- [Task to carry out] Can you write out every line from the start of the records below through the line containing "import * as", leaving out any pictures?

- [Dataset entries]
________________________________________
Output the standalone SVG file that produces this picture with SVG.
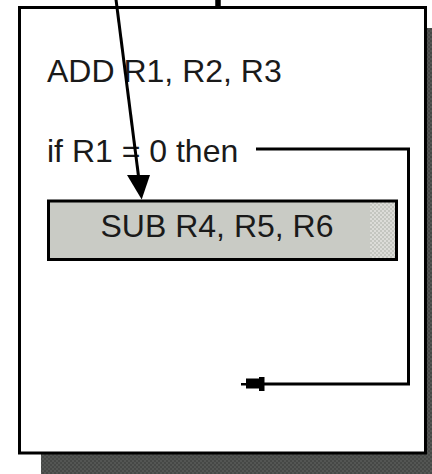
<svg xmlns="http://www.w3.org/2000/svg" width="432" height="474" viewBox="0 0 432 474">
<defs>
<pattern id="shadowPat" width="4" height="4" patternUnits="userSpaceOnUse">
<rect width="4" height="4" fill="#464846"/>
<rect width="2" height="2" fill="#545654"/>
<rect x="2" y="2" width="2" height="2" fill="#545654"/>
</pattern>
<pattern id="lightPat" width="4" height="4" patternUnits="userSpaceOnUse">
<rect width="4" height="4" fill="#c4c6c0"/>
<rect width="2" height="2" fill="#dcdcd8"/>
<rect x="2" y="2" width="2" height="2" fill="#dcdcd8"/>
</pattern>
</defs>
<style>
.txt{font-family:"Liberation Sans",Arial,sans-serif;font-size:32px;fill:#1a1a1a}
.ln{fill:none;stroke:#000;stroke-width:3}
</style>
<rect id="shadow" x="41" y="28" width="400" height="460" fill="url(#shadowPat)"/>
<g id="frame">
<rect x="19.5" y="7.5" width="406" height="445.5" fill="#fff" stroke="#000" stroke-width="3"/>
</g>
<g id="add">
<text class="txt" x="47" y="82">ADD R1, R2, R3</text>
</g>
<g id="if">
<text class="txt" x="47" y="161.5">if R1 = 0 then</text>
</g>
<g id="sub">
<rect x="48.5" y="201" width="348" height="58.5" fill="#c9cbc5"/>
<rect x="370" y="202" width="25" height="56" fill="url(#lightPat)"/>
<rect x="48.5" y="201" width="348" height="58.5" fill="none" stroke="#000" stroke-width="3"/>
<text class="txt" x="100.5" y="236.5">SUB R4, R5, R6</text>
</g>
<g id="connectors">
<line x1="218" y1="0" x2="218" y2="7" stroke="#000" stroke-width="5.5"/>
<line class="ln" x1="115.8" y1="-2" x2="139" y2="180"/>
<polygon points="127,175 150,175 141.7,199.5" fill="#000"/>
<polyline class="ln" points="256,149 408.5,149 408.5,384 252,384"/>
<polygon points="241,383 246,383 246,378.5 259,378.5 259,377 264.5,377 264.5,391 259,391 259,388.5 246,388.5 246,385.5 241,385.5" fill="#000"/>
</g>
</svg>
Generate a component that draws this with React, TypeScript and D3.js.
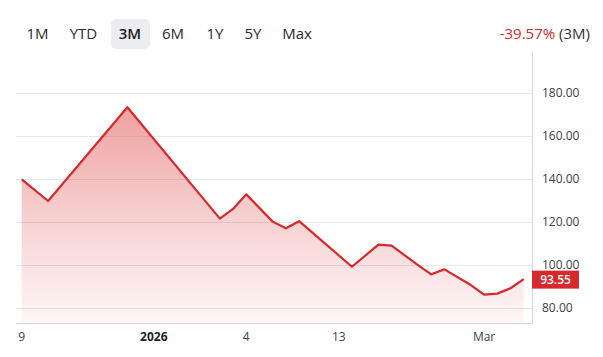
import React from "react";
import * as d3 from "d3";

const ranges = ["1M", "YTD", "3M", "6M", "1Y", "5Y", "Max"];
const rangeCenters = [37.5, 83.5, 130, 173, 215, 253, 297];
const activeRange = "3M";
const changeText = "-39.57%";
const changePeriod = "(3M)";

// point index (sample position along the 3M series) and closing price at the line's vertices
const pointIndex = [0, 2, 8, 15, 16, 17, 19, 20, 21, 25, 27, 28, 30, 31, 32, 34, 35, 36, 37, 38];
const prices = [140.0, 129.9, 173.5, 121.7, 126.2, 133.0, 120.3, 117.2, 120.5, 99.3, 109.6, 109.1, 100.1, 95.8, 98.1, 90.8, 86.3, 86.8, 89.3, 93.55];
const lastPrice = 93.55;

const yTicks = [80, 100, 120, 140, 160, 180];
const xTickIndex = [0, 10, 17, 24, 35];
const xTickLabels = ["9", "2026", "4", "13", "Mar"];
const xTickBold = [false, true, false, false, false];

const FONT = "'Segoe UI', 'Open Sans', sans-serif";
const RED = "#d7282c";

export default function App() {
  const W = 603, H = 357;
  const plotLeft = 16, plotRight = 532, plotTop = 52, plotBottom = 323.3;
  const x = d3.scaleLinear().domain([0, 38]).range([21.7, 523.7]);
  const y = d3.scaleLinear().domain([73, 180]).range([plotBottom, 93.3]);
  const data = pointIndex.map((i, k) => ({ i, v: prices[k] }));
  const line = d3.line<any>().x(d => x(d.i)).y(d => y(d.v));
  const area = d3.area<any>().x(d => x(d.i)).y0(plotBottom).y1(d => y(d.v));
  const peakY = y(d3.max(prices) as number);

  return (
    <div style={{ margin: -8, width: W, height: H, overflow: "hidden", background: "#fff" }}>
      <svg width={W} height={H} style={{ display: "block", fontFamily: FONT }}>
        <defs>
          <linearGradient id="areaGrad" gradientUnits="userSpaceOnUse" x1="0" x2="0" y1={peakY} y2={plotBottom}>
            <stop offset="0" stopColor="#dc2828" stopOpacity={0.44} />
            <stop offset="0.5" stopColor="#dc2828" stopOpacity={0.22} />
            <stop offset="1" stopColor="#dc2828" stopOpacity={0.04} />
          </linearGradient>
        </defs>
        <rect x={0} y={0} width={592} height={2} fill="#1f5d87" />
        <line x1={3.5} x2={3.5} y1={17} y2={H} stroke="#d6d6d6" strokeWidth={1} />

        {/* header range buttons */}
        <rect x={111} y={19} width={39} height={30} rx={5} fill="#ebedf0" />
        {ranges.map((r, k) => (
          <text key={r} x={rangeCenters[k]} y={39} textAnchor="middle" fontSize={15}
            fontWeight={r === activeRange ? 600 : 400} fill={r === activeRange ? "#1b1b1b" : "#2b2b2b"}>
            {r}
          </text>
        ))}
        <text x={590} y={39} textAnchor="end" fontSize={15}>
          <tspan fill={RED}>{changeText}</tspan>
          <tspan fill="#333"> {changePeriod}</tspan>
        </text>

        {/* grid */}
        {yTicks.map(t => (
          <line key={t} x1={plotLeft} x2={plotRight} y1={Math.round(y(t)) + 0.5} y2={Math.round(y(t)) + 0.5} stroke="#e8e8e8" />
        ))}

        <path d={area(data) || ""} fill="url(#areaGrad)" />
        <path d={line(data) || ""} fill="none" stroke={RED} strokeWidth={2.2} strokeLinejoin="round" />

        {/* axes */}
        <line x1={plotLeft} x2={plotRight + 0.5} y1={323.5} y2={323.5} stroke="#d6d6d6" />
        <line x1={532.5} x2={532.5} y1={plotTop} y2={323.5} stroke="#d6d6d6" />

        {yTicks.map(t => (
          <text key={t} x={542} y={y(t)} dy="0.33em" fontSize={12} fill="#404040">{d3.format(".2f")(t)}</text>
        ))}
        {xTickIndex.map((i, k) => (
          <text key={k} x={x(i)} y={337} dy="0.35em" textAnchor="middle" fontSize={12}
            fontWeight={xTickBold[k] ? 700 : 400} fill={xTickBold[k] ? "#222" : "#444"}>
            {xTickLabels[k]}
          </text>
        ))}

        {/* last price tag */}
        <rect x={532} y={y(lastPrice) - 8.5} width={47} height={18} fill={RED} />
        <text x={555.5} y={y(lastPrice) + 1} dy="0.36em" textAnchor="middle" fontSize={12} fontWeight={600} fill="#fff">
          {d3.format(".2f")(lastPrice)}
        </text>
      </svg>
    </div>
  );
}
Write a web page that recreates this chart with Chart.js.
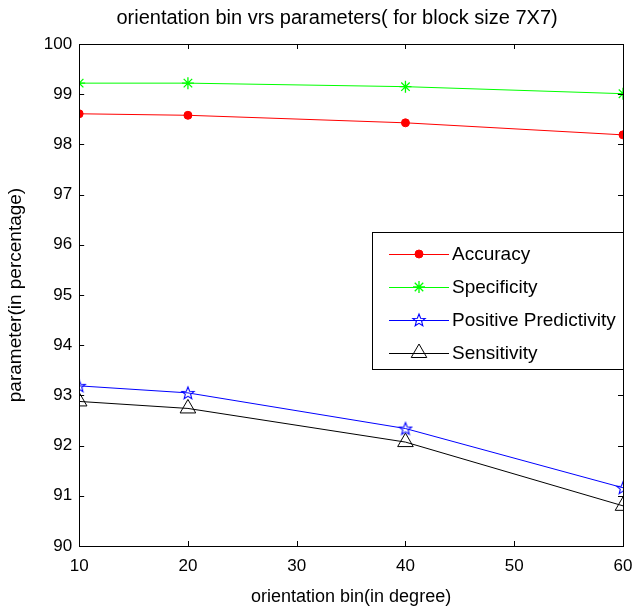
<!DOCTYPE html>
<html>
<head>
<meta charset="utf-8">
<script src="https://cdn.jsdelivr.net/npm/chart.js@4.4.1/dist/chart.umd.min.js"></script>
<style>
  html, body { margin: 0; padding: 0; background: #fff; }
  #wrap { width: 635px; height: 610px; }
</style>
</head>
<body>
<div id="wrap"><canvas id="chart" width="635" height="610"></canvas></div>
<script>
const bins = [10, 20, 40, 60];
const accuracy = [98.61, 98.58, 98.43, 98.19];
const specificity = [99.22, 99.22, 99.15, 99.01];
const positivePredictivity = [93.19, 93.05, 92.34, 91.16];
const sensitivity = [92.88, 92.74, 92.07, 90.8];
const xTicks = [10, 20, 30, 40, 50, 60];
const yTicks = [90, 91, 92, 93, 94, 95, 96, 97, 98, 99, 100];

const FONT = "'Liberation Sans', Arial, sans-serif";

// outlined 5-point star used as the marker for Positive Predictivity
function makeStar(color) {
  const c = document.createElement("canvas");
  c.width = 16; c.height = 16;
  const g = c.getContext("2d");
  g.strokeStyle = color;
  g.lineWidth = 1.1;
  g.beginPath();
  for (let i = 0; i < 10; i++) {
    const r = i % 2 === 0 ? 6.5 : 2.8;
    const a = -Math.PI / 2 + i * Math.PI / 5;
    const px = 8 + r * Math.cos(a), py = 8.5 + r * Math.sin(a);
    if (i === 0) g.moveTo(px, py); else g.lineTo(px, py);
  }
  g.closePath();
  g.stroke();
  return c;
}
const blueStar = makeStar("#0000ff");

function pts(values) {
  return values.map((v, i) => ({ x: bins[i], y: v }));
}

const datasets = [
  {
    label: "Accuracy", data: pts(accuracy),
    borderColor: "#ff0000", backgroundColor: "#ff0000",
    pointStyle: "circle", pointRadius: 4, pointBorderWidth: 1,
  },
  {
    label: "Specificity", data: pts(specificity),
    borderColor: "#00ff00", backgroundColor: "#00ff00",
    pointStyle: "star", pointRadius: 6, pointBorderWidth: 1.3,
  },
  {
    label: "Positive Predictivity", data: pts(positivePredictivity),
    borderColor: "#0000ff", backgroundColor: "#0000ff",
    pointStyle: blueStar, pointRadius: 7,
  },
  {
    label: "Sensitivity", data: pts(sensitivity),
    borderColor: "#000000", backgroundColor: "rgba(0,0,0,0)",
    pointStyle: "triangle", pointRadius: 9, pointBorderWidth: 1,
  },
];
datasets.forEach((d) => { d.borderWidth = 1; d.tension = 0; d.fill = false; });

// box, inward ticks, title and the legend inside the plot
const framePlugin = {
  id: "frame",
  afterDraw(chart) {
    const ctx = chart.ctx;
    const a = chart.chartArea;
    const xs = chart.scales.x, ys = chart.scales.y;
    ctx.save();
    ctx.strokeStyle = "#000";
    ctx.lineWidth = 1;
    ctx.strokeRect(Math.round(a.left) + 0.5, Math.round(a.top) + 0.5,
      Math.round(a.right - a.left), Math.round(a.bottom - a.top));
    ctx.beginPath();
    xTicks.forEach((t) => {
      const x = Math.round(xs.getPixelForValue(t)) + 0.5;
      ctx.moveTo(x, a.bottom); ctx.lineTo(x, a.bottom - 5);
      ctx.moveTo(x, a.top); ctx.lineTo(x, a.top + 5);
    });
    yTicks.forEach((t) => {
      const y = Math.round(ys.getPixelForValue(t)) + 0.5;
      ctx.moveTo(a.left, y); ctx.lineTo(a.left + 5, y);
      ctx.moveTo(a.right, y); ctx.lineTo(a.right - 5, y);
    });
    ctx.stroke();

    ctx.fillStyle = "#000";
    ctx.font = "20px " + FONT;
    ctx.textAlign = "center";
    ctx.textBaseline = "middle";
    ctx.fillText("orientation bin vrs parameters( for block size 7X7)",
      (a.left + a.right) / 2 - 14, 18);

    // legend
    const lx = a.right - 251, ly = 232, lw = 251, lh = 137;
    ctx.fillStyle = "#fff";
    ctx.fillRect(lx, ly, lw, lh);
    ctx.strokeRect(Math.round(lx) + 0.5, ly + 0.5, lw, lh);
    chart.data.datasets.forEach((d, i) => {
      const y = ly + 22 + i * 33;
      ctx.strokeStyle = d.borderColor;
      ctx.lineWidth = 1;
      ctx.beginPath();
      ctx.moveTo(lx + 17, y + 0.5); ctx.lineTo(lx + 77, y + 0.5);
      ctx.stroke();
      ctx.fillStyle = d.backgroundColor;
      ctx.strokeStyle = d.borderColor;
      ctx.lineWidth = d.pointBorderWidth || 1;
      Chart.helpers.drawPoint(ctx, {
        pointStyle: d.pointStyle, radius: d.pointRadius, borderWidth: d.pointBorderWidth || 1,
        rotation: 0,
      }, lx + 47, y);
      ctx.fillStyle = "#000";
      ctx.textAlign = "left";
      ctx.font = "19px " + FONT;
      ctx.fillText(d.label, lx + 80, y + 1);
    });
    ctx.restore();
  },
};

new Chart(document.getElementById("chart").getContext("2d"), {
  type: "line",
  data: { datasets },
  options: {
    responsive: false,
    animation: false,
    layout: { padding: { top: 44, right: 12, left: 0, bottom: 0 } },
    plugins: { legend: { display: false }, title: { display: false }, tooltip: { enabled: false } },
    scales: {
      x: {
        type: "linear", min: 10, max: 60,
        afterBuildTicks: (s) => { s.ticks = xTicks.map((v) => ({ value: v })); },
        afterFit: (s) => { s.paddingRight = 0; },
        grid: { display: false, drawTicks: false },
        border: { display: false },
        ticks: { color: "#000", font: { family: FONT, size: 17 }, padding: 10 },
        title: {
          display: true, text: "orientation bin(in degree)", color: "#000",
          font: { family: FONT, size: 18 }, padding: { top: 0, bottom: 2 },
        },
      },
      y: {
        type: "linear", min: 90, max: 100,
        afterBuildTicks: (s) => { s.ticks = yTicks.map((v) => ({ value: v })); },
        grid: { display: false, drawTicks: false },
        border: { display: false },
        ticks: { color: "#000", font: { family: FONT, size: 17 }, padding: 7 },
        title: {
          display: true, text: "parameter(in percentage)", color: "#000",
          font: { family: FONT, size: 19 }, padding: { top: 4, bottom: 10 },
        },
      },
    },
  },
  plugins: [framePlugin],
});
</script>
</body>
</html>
________________________________________
- [Result of this exercise]
Output the standalone SVG file that produces this picture with SVG.
<svg xmlns="http://www.w3.org/2000/svg" width="432" height="474" viewBox="0 0 432 474">
<defs>
<pattern id="shadowPat" width="4" height="4" patternUnits="userSpaceOnUse">
<rect width="4" height="4" fill="#464846"/>
<rect width="2" height="2" fill="#545654"/>
<rect x="2" y="2" width="2" height="2" fill="#545654"/>
</pattern>
<pattern id="lightPat" width="4" height="4" patternUnits="userSpaceOnUse">
<rect width="4" height="4" fill="#c4c6c0"/>
<rect width="2" height="2" fill="#dcdcd8"/>
<rect x="2" y="2" width="2" height="2" fill="#dcdcd8"/>
</pattern>
</defs>
<style>
.txt{font-family:"Liberation Sans",Arial,sans-serif;font-size:32px;fill:#1a1a1a}
.ln{fill:none;stroke:#000;stroke-width:3}
</style>
<rect id="shadow" x="41" y="28" width="400" height="460" fill="url(#shadowPat)"/>
<g id="frame">
<rect x="19.5" y="7.5" width="406" height="445.5" fill="#fff" stroke="#000" stroke-width="3"/>
</g>
<g id="add">
<text class="txt" x="47" y="82">ADD R1, R2, R3</text>
</g>
<g id="if">
<text class="txt" x="47" y="161.5">if R1 = 0 then</text>
</g>
<g id="sub">
<rect x="48.5" y="201" width="348" height="58.5" fill="#c9cbc5"/>
<rect x="370" y="202" width="25" height="56" fill="url(#lightPat)"/>
<rect x="48.5" y="201" width="348" height="58.5" fill="none" stroke="#000" stroke-width="3"/>
<text class="txt" x="100.5" y="236.5">SUB R4, R5, R6</text>
</g>
<g id="connectors">
<line x1="218" y1="0" x2="218" y2="7" stroke="#000" stroke-width="5.5"/>
<line class="ln" x1="115.8" y1="-2" x2="139" y2="180"/>
<polygon points="127,175 150,175 141.7,199.5" fill="#000"/>
<polyline class="ln" points="256,149 408.5,149 408.5,384 252,384"/>
<polygon points="241,383 246,383 246,378.5 259,378.5 259,377 264.5,377 264.5,391 259,391 259,388.5 246,388.5 246,385.5 241,385.5" fill="#000"/>
</g>
</svg>
Generate a component that draws this with React, TypeScript and D3.js.
import React from "react";
import * as d3 from "d3";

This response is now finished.